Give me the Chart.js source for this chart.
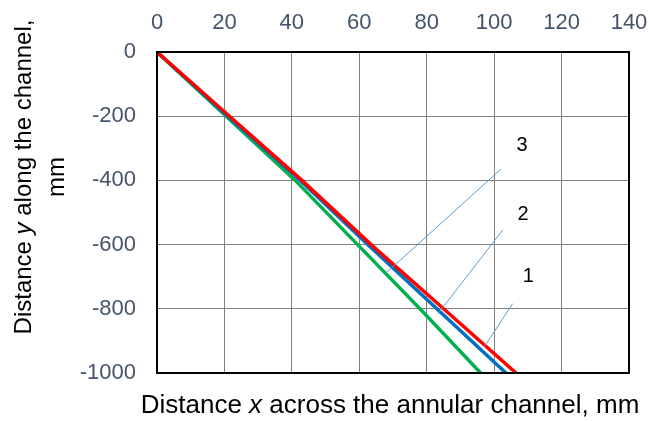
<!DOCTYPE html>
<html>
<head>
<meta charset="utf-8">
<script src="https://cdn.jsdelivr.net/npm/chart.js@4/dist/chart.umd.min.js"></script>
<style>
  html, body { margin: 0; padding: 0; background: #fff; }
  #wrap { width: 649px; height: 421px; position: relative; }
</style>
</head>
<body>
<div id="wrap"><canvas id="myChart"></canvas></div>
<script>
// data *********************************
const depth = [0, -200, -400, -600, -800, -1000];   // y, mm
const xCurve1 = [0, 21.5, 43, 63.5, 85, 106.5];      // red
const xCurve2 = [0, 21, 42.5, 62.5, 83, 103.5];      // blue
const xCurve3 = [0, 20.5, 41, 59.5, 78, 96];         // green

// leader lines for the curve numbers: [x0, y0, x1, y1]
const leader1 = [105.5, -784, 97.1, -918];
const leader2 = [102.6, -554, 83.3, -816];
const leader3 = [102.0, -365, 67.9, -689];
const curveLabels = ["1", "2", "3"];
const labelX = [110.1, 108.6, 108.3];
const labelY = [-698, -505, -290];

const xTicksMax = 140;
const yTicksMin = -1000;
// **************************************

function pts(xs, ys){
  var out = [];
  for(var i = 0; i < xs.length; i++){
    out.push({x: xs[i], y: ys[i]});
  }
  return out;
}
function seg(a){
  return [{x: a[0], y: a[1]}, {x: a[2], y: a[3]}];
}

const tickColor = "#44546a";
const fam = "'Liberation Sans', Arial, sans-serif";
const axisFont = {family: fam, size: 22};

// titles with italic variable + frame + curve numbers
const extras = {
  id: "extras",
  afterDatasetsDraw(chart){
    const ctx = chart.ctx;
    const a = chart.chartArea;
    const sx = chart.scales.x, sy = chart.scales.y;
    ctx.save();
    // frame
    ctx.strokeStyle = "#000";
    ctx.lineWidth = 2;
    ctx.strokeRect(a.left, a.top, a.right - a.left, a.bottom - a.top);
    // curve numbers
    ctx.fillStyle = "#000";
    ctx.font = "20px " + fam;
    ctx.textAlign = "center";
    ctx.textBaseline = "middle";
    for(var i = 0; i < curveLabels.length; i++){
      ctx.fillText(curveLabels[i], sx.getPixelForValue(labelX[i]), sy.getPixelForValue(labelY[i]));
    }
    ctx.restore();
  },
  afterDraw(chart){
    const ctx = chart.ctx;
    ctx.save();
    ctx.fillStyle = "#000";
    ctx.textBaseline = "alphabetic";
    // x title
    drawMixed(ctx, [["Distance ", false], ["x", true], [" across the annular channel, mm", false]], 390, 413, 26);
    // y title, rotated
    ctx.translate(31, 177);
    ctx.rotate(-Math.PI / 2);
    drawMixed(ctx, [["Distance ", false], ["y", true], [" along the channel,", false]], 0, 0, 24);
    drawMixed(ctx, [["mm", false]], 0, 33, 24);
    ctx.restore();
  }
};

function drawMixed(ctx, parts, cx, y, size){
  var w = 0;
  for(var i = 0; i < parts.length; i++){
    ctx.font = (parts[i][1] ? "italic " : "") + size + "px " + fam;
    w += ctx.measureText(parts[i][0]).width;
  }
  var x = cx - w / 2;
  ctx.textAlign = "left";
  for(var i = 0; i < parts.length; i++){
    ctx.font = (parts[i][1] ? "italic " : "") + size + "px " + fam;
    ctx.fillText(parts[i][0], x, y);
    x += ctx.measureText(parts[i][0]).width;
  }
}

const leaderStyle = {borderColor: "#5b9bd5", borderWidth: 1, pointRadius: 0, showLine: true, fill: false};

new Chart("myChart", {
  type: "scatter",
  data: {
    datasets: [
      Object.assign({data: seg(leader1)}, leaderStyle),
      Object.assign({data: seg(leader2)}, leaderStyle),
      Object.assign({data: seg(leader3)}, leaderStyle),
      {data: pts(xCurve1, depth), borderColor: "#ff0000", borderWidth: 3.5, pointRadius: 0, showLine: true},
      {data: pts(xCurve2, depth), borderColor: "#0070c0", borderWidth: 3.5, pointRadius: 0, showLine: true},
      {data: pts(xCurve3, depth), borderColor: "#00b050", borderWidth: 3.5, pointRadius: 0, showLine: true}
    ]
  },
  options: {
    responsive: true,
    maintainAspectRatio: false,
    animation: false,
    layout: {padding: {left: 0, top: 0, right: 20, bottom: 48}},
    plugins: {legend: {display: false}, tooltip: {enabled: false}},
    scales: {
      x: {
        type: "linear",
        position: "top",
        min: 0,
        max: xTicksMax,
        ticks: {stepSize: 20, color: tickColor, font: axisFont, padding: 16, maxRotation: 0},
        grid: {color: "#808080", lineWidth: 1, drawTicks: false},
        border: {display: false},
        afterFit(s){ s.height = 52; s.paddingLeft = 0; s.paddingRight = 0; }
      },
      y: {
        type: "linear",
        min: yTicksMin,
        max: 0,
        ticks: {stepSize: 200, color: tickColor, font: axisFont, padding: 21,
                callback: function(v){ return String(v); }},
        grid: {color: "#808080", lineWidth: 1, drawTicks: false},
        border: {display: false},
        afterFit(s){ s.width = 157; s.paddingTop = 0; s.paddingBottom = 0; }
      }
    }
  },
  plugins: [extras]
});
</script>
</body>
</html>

....................

> Objective:
Extract all the data above exactly, excluding every picture.

> The response:
Give me the Chart.js source for this chart.
<!DOCTYPE html>
<html>
<head>
<meta charset="utf-8">
<script src="https://cdn.jsdelivr.net/npm/chart.js@4/dist/chart.umd.min.js"></script>
<style>
  html, body { margin: 0; padding: 0; background: #fff; }
  #wrap { width: 649px; height: 421px; position: relative; }
</style>
</head>
<body>
<div id="wrap"><canvas id="myChart"></canvas></div>
<script>
// data *********************************
const depth = [0, -200, -400, -600, -800, -1000];   // y, mm
const xCurve1 = [0, 21.5, 43, 63.5, 85, 106.5];      // red
const xCurve2 = [0, 21, 42.5, 62.5, 83, 103.5];      // blue
const xCurve3 = [0, 20.5, 41, 59.5, 78, 96];         // green

// leader lines for the curve numbers: [x0, y0, x1, y1]
const leader1 = [105.5, -784, 97.1, -918];
const leader2 = [102.6, -554, 83.3, -816];
const leader3 = [102.0, -365, 67.9, -689];
const curveLabels = ["1", "2", "3"];
const labelX = [110.1, 108.6, 108.3];
const labelY = [-698, -505, -290];

const xTicksMax = 140;
const yTicksMin = -1000;
// **************************************

function pts(xs, ys){
  var out = [];
  for(var i = 0; i < xs.length; i++){
    out.push({x: xs[i], y: ys[i]});
  }
  return out;
}
function seg(a){
  return [{x: a[0], y: a[1]}, {x: a[2], y: a[3]}];
}

const tickColor = "#44546a";
const fam = "'Liberation Sans', Arial, sans-serif";
const axisFont = {family: fam, size: 22};

// titles with italic variable + frame + curve numbers
const extras = {
  id: "extras",
  afterDatasetsDraw(chart){
    const ctx = chart.ctx;
    const a = chart.chartArea;
    const sx = chart.scales.x, sy = chart.scales.y;
    ctx.save();
    // frame
    ctx.strokeStyle = "#000";
    ctx.lineWidth = 2;
    ctx.strokeRect(a.left, a.top, a.right - a.left, a.bottom - a.top);
    // curve numbers
    ctx.fillStyle = "#000";
    ctx.font = "20px " + fam;
    ctx.textAlign = "center";
    ctx.textBaseline = "middle";
    for(var i = 0; i < curveLabels.length; i++){
      ctx.fillText(curveLabels[i], sx.getPixelForValue(labelX[i]), sy.getPixelForValue(labelY[i]));
    }
    ctx.restore();
  },
  afterDraw(chart){
    const ctx = chart.ctx;
    ctx.save();
    ctx.fillStyle = "#000";
    ctx.textBaseline = "alphabetic";
    // x title
    drawMixed(ctx, [["Distance ", false], ["x", true], [" across the annular channel, mm", false]], 390, 413, 26);
    // y title, rotated
    ctx.translate(31, 177);
    ctx.rotate(-Math.PI / 2);
    drawMixed(ctx, [["Distance ", false], ["y", true], [" along the channel,", false]], 0, 0, 24);
    drawMixed(ctx, [["mm", false]], 0, 33, 24);
    ctx.restore();
  }
};

function drawMixed(ctx, parts, cx, y, size){
  var w = 0;
  for(var i = 0; i < parts.length; i++){
    ctx.font = (parts[i][1] ? "italic " : "") + size + "px " + fam;
    w += ctx.measureText(parts[i][0]).width;
  }
  var x = cx - w / 2;
  ctx.textAlign = "left";
  for(var i = 0; i < parts.length; i++){
    ctx.font = (parts[i][1] ? "italic " : "") + size + "px " + fam;
    ctx.fillText(parts[i][0], x, y);
    x += ctx.measureText(parts[i][0]).width;
  }
}

const leaderStyle = {borderColor: "#5b9bd5", borderWidth: 1, pointRadius: 0, showLine: true, fill: false};

new Chart("myChart", {
  type: "scatter",
  data: {
    datasets: [
      Object.assign({data: seg(leader1)}, leaderStyle),
      Object.assign({data: seg(leader2)}, leaderStyle),
      Object.assign({data: seg(leader3)}, leaderStyle),
      {data: pts(xCurve1, depth), borderColor: "#ff0000", borderWidth: 3.5, pointRadius: 0, showLine: true},
      {data: pts(xCurve2, depth), borderColor: "#0070c0", borderWidth: 3.5, pointRadius: 0, showLine: true},
      {data: pts(xCurve3, depth), borderColor: "#00b050", borderWidth: 3.5, pointRadius: 0, showLine: true}
    ]
  },
  options: {
    responsive: true,
    maintainAspectRatio: false,
    animation: false,
    layout: {padding: {left: 0, top: 0, right: 20, bottom: 48}},
    plugins: {legend: {display: false}, tooltip: {enabled: false}},
    scales: {
      x: {
        type: "linear",
        position: "top",
        min: 0,
        max: xTicksMax,
        ticks: {stepSize: 20, color: tickColor, font: axisFont, padding: 16, maxRotation: 0},
        grid: {color: "#808080", lineWidth: 1, drawTicks: false},
        border: {display: false},
        afterFit(s){ s.height = 52; s.paddingLeft = 0; s.paddingRight = 0; }
      },
      y: {
        type: "linear",
        min: yTicksMin,
        max: 0,
        ticks: {stepSize: 200, color: tickColor, font: axisFont, padding: 21,
                callback: function(v){ return String(v); }},
        grid: {color: "#808080", lineWidth: 1, drawTicks: false},
        border: {display: false},
        afterFit(s){ s.width = 157; s.paddingTop = 0; s.paddingBottom = 0; }
      }
    }
  },
  plugins: [extras]
});
</script>
</body>
</html>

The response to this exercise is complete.